The Indian state has an unfortunate habit of trying to “fix” what is not broken. This interventionist mind-set is now playing itself out in one of the few sectors that has managed to provide growth in employment in the past few years, namely the ride-hailing business. The Union Ministry for Road Transport and Highways has just issued guidelines for motor vehicle aggregators under the Motor Vehicles (Amendment) Act of 2019. The guidelines are meddlesome and will leave riders, consumers, and businesses all worse off. Not all the interventions are unnecessary. For example, requiring the app to enforce a mandatory stoppage after 12 hours of work will help reduce the danger of driver overwork, as well as ensure that individual drivers are not abusing the app by substituting others in their own off time. Yet most of the other requirements are not just unnecessary but downright counter-productive, and reveal of a lack of application of mind and of basic economic principles.
Consider, for example, the requirement to restrict “surge” prices. This is when an app charges several multiples of the normal price in order to attract more drivers to underserved areas or at times when there is excess demand. On occasion, prices could be more than five times the regular fee. But all riders who click on this fare are given complete and transparent warning that they are paying that much. So why precisely are a group of bureaucrats in New Delhi meddling in that contract which has been freely entered into? The point is to ensure that more drivers respond to the higher surge price by entering these underserved areas and thereby make it easier for people to get the transport they need there. As more drivers move into such areas to service the demand surge, prices also begin to come down.

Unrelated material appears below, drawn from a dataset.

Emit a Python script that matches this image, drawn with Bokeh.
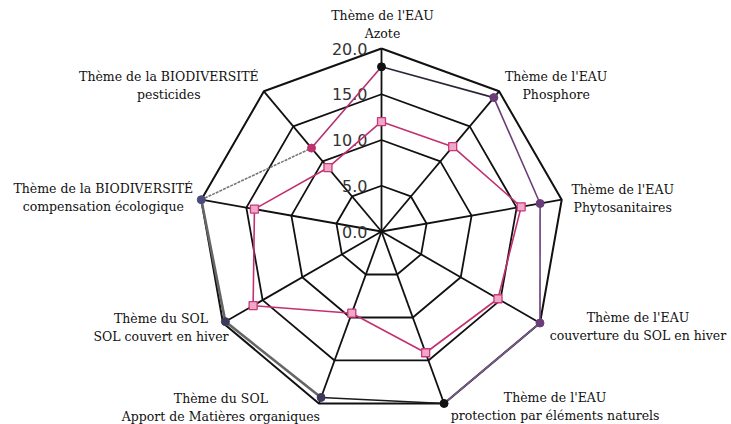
import numpy as np
from bokeh.plotting import figure
from bokeh.models import ColumnDataSource, Range1d
from bokeh.core.properties import value
from bokeh.embed import file_html
from bokeh.resources import INLINE

# ---- data ----
categories = [
    "Thème de l'EAU\nAzote",
    "Thème de l'EAU\nPhosphore",
    "Thème de l'EAU\nPhytosanitaires",
    "Thème de l'EAU\ncouverture du SOL en hiver",
    "Thème de l'EAU\nprotection par éléments naturels",
    "Thème du SOL\nApport de Matières organiques",
    "Thème du SOL\nSOL couvert en hiver",
    "Thème de la BIODIVERSITÉ\ncompensation écologique",
    "Thème de la BIODIVERSITÉ\npesticides",
]
ticks = [0, 5, 10, 15, 20]
tick_labels = ["0.0", "5.0", "10.0", "15.0", "20.0"]
series_dots = [18.0, 19.1, 17.6, 20.0, 20.0, 19.3, 19.7, 20.0, 11.9]
series_squares = [12.0, 12.1, 15.5, 14.7, 14.1, 9.5, 16.2, 14.1, 9.1]

# ---- styles ----
dot_colors = ["#111111", "#6a3d78", "#6a3d78", "#6a3d78", "#111111",
              "#3c3a5c", "#3c3a5c", "#4a4a7c", "#c0306e"]
seg_colors = ["#2e2438", "#6b3d78", "#6b3d78", "#7a5a8a", "#1a1a1a",
              "#666666", "#666666", "#777777", "#b03070"]
seg_widths = [1.6, 1.6, 1.6, 1.6, 1.6, 2.6, 2.6, 1.6, 1.6]
seg_dash = ["solid"] * 7 + ["3 1", "solid"]
label_dx = [1, 57, 61, 98, 111, -98, -62, -98, -95]
label_dy = [-24, -6, -1, 3, 3, 4, 4, -2, -6]

W, H = 731, 424
cx, cy = 381, 231
s = 9.15
n = len(categories)
theta = np.radians(np.arange(n) * 360.0 / n)

def xy(r):
    r = np.asarray(r, dtype=float)
    return r * np.sin(theta), r * np.cos(theta)

p = figure(width=W, height=H, output_backend="svg", toolbar_location=None,
           x_range=Range1d(-cx / s, (W - cx) / s),
           y_range=Range1d(-(H - cy) / s, cy / s),
           min_border=0)
p.axis.visible = False
p.grid.visible = False
p.outline_line_color = None
p.background_fill_color = "white"

# grid rings
for t in ticks[1:]:
    gx, gy = xy([t] * n)
    p.line(list(gx) + [gx[0]], list(gy) + [gy[0]], line_color="#111111",
           line_width=2.0 if t == ticks[-1] else 1.8)
# spokes
ox, oy = xy([ticks[-1]] * n)
p.segment(x0=[0] * n, y0=[0] * n, x1=ox, y1=oy, line_color="#111111", line_width=1.8)

# tick labels
p.text(x=[0] * len(ticks), y=ticks, text=tick_labels, x_offset=-14,
       text_align="right", text_baseline="middle", text_font=value("DejaVu Sans"),
       text_font_size="16px", text_color="#333333")

# square series
sx, sy = xy(series_squares)
p.line(list(sx) + [sx[0]], list(sy) + [sy[0]], line_color="#c2306f", line_width=1.6)

# dot series segments
dx, dy = xy(series_dots)
for i in range(n):
    j = (i + 1) % n
    p.line([dx[i], dx[j]], [dy[i], dy[j]], line_color=seg_colors[i],
           line_width=seg_widths[i], line_dash=seg_dash[i])

p.scatter(sx, sy, marker="square", size=8, fill_color="#f0a8c8",
          line_color="#c8387a", line_width=1.3)
p.scatter(dx, dy, marker="circle", size=8, fill_color=dot_colors,
          line_color=dot_colors)

# category labels
src = ColumnDataSource(dict(x=ox, y=oy, text=categories,
                            xo=label_dx, yo=label_dy))
p.text(x="x", y="y", text="text", x_offset="xo", y_offset="yo", source=src,
       text_align="center", text_baseline="middle",
       text_font=value("DejaVu Serif"), text_font_size="12.5px",
       text_line_height=1.2, text_color="#111111")

open("out.html", "w").write(file_html(p, INLINE))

Consider also the other occasions when surge prices are common at times such as festivals, when many riders may want transport, but drivers might choose not to come out at regular fares. Those drivers who are giving up their festival time surely deserve excess compensation at the rate the market can bear. The ministry, by inexplicably capping surge pricing, is thereby hurting not just the riders who will be denied transport but those drivers who would be receiving extra compensation. Not only does this take away essential price flexibility, but in order to protect their own income and rider fees, the aggregators will have to raise their base fares, which hurts the most price-sensitive consumers.
Other new regulations are equally pointless. For example, the requirement that the individual who cancels a ride — whether driver or passenger — should pay 10 per cent of the fee will be counter-productive. The fact is that this will lead to stand-offs between driver and passenger as to who will be forced to cancel first. It will make the entire experience more unpleasant. The regulations are therefore ill-conceived and poorly drafted. In general, the broader point is that the government should have more hesitation in wading into complex and still-developing markets with blunt-force regulations that will do more harm than good.